容溪眯着眼让他把自己抱进浴室,差点就在里面睡着了,还是沈砚书去把人捞出来的。
只是她没想到,接下来的整个周末,她都是在床上度过的。
沈砚书扣着她不让走,而且他在这些事情上,从来不会有多温柔,他让容溪跪在床上手扶着墙,他就在她的背后,凶狠又彻底的拥有这个属于他的女孩儿。
他最喜欢听容溪求饶的哭声,细细的,娇弱无比。也喜欢看到她看似抗拒不堪一击但实则享受且身陷其中却一副承受不住欲拒还迎的媚/意,像是暗夜里最危险的诱/惑。
要不是还要工作,周日晚上容溪都不能休息,“都说采阳补阴,我觉得现在我才是被采的那个。”
沈砚书认错认得溜溜的,“以后不会了。”
“……男人的嘴,骗人的鬼。”容溪显然不肯信他的话,嘟囔着说了句。
又定下规矩,以后一个晚上最多只能一次,理由很充分,“我是要上班的,总不能打着瞌睡去给病人看病罢!”
沈老师摸摸鼻子,认了这件事,又叹气,“幸好你在门诊,不然在病房还得值班,我连每天一次都不保了。”

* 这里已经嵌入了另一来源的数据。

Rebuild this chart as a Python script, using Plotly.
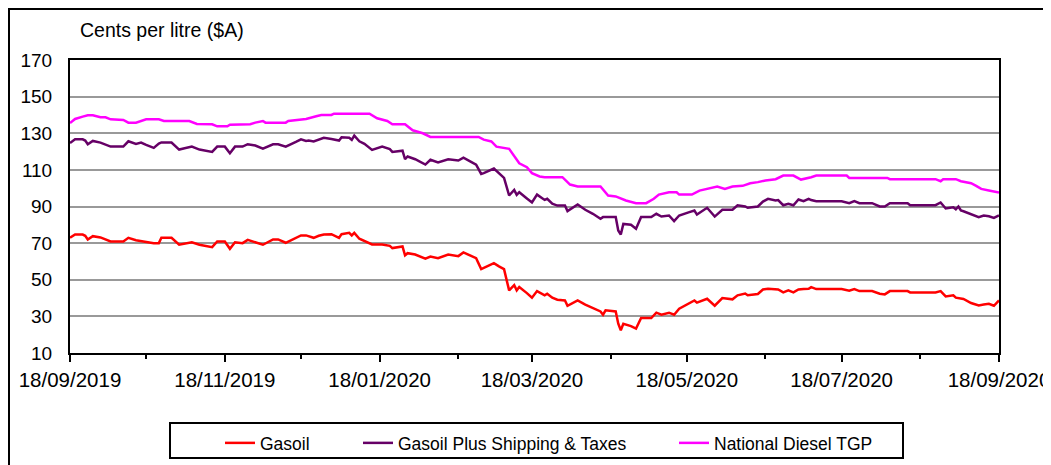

你这样一讲我就很后悔换岗了,早知道这样我就应该死守病房阵地啊,容医生憋着气,想骂人又不耐烦,只好气哼哼的拂袖而去。
此时已经是十一月中旬了,天气一日冷过一日,容溪再去看之前的事,慢慢也回过味来了。
她问沈砚书:“爸爸出首是不是你去劝的?”
“只有这样,才能争取减轻刑罚。”沈砚书没有否认,“阿行和俸清他们都帮了忙,叶氏会接手明德,也有二弟妹的面子在。”
叶氏固然想进军医疗业,但完全可以自己注册一个新的医院,他们不差楼也不差钱,一个全新的医院反而更好经营,而不是趟进明德这滩浑水,还要费尽心思去洗白这个招牌。

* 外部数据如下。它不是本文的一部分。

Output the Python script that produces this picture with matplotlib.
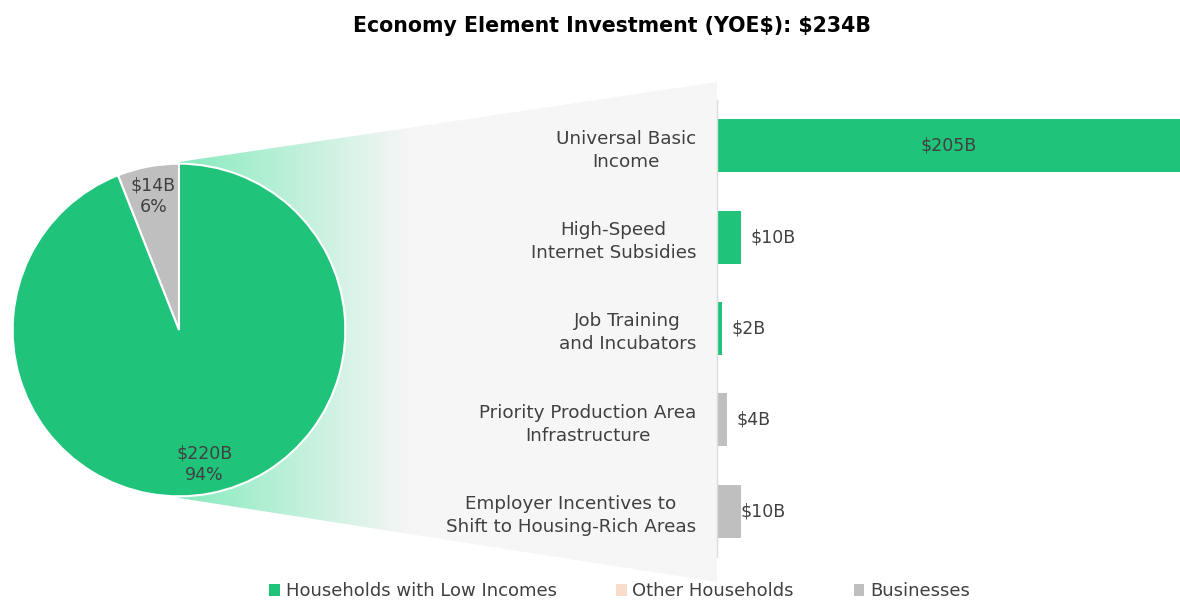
import numpy as np
import matplotlib
matplotlib.use("Agg")
import matplotlib.pyplot as plt
from matplotlib.patches import Polygon, Patch

plt.rcParams['font.family'] = ['DejaVu Sans']
plt.rcParams['text.parse_math'] = False

# ---- data ----
title = "Economy Element Investment (YOE$): $234B"
pie_groups = ["Businesses", "Households with Low Incomes"]
pie_values = [14, 220]
categories = ["Universal Basic\nIncome",
              "High-Speed\nInternet Subsidies",
              "Job Training\nand Incubators",
              "Priority Production Area\nInfrastructure",
              "Employer Incentives to\nShift to Housing-Rich Areas"]
bar_values = [205, 10, 2, 4, 10]
bar_groups = ["Households with Low Incomes", "Households with Low Incomes",
              "Households with Low Incomes", "Businesses", "Businesses"]
legend_labels = ["Households with Low Incomes", "Other Households", "Businesses"]

GREEN = "#20c37a"
PEACH = "#f9dccb"
GRAY = "#bfbfbf"
TXT = "#404040"
colors = {"Households with Low Incomes": GREEN, "Other Households": PEACH, "Businesses": GRAY}

W, H = 1180, 601
fig = plt.figure(figsize=(W / 100, H / 100), dpi=100)

# ---- background connector with gradient ----
ax_bg = fig.add_axes([0, 0, 1, 1])
ax_bg.set_xlim(0, W)
ax_bg.set_ylim(H, 0)
ax_bg.axis("off")
c0 = np.array([0x86, 0xeb, 0xbd]) / 255.0
c1 = np.array([0xf6, 0xf6, 0xf6]) / 255.0
xs = np.arange(W) + 0.5
t = np.clip((xs - 179) / (410 - 179), 0, 1)[:, None]
row = c0 * (1 - t) + c1 * t
img = np.repeat(row[None, :, :], H, axis=0)
poly = Polygon([(179, 162), (717, 82), (717, 582), (179, 498)], closed=True,
               facecolor="none", edgecolor="none", transform=ax_bg.transData)
ax_bg.add_patch(poly)
im = ax_bg.imshow(img, extent=[0, W, H, 0], aspect="auto", interpolation="nearest")
im.set_clip_path(poly)

# ---- pie ----
cx, cy, r = 179, 330, 168
ax_pie = fig.add_axes([(cx - r) / W, (H - cy - r) / H, 2 * r / W, 2 * r / H])
total = sum(pie_values)
wedges, _, autotexts = ax_pie.pie(
    pie_values, colors=[colors[g] for g in pie_groups], startangle=90, counterclock=True,
    autopct=lambda p: "${:.0f}B\n{:.0f}%".format(p * total / 100, p),
    pctdistance=0.82, wedgeprops=dict(edgecolor="white", linewidth=1.5),
    textprops=dict(color=TXT, fontsize=12.5, linespacing=1.25))
ax_pie.set_xlim(-1.01, 1.01)
ax_pie.set_ylim(-1.01, 1.01)
ax_pie.set_aspect("equal")

# ---- bars ----
bx0, by0, by1 = 717, 100, 557
ax_bar = fig.add_axes([bx0 / W, (H - by1) / H, (W - bx0) / W, (by1 - by0) / H])
ax_bar.patch.set_alpha(0)
y = np.arange(len(categories))
bars = ax_bar.barh(y, bar_values, height=0.58, color=[colors[g] for g in bar_groups])
ax_bar.set_ylim(len(categories) - 0.5, -0.5)
ax_bar.set_xlim(0, 193)
ax_bar.set_yticks(y)
ax_bar.set_yticklabels(categories, fontsize=13.2, color=TXT, multialignment="center",
                       linespacing=1.35)
ax_bar.tick_params(axis="y", length=0, pad=15)
ax_bar.set_xticks([])
for s in ["top", "right", "bottom"]:
    ax_bar.spines[s].set_visible(False)
ax_bar.spines["left"].set_color("#dcdcdc")
ax_bar.spines["left"].set_linewidth(1)

offsets = [None, 10, 10, 10, 0]
for i, v in enumerate(bar_values):
    lab = "${}B".format(v)
    if offsets[i] is None:
        ax_bar.text(193 / 2, i, lab, ha="center", va="center", fontsize=12.5, color=TXT)
    else:
        ax_bar.annotate(lab, (v, i), xytext=(offsets[i] * 0.72, 0), textcoords="offset points",
                        ha="left", va="center", fontsize=12.5, color=TXT)

# ---- title ----
fig.text(612 / W, 1 - 26 / H, title, ha="center", va="center", fontsize=14.8,
         fontweight="bold", color="black")

# ---- legend ----
handles = [Patch(facecolor=colors[l], edgecolor="none") for l in legend_labels]
fig.legend(handles, legend_labels, loc="center", bbox_to_anchor=(0.525, 0.016), ncol=3,
           frameon=False, fontsize=13, handlelength=0.6, handleheight=0.6,
           handletextpad=0.3, columnspacing=3.3, labelcolor=TXT)

fig.savefig("out.png", dpi=100)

容溪叹了口气,要不是有沈砚书这帮人,她还不知道能不能脱身。
“别想这些事了。”沈砚书拍了拍她的肩膀,低声劝道,“以后你就拿分红,其他的让他们头疼去罢,没叶氏也还有丰汇呢。”
提到丰汇,容溪就又问:“罗二跟任家争起来,也是你干的?”
这个沈砚书就不认了,“哪里用我做什么,只要跟罗二提一句任家怕是要有事了,他就能狠狠打任婧雨一棍,毕竟两家业务类型差不多,他又看不惯任家。”
顿了顿,又道:“罗永明在里面也掺和了一脚。”
容溪闻言一愣,但她很快就转过弯来了,“因为任丽?”
沈砚书点点头嗯了声,“其实他也是可怜人。”
相爱不能相守,对任何情侣来讲都不是件幸事,更何况任丽还死得这样凄凉,任家之前又对她不好,罗永明乐得看任家倒霉让自己高兴点。
容溪叹了口气,伸手把沈砚书抱紧,“咱们要好好的。”
“那之前是谁一言不合就不要我的?”沈砚书轻轻捏了捏她的脸,啧了声,“瘦了,以后多吃点补回来。”

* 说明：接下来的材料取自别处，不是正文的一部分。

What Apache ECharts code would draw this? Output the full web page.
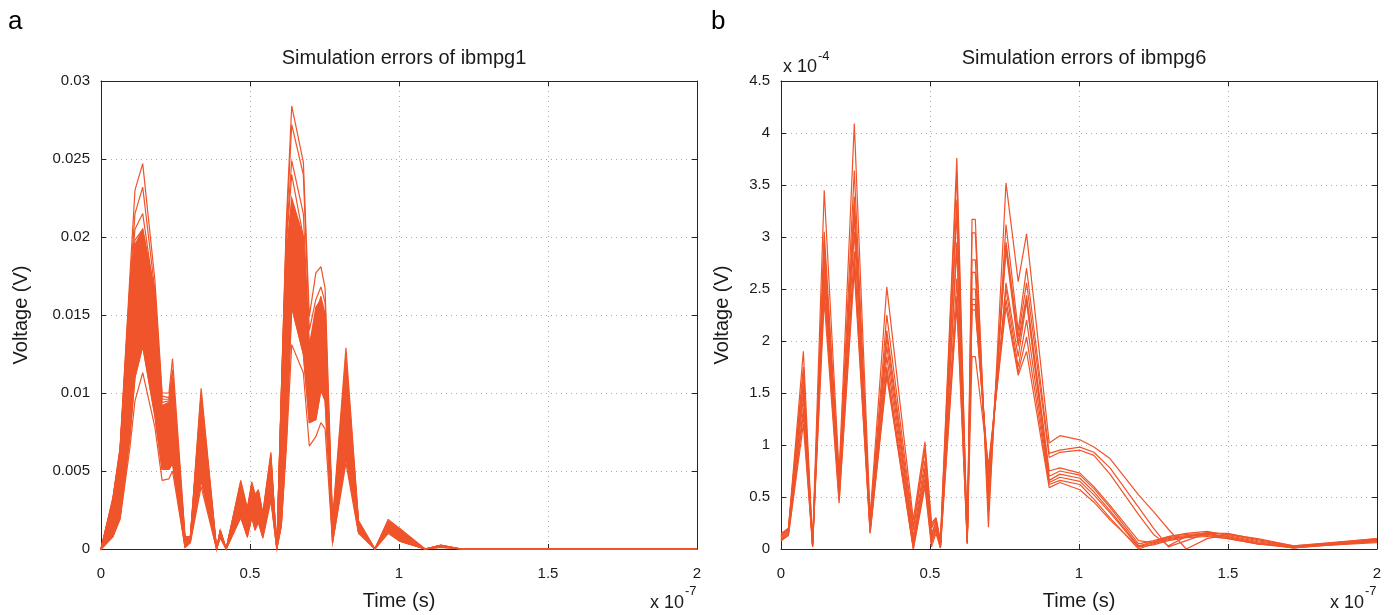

容溪把脸往他心口拱了拱,声音闷闷的,“我错了,我不能没有你。”
“……啊、我也是呢,真巧。”沈砚书原本有心笑话她一两句,可是话到嘴边又说不出口了,只好换了句。
可是他的那颗心呐,说完这话之后就像是掉进了糖罐子里,甜水儿咕咚咕咚的直冒泡。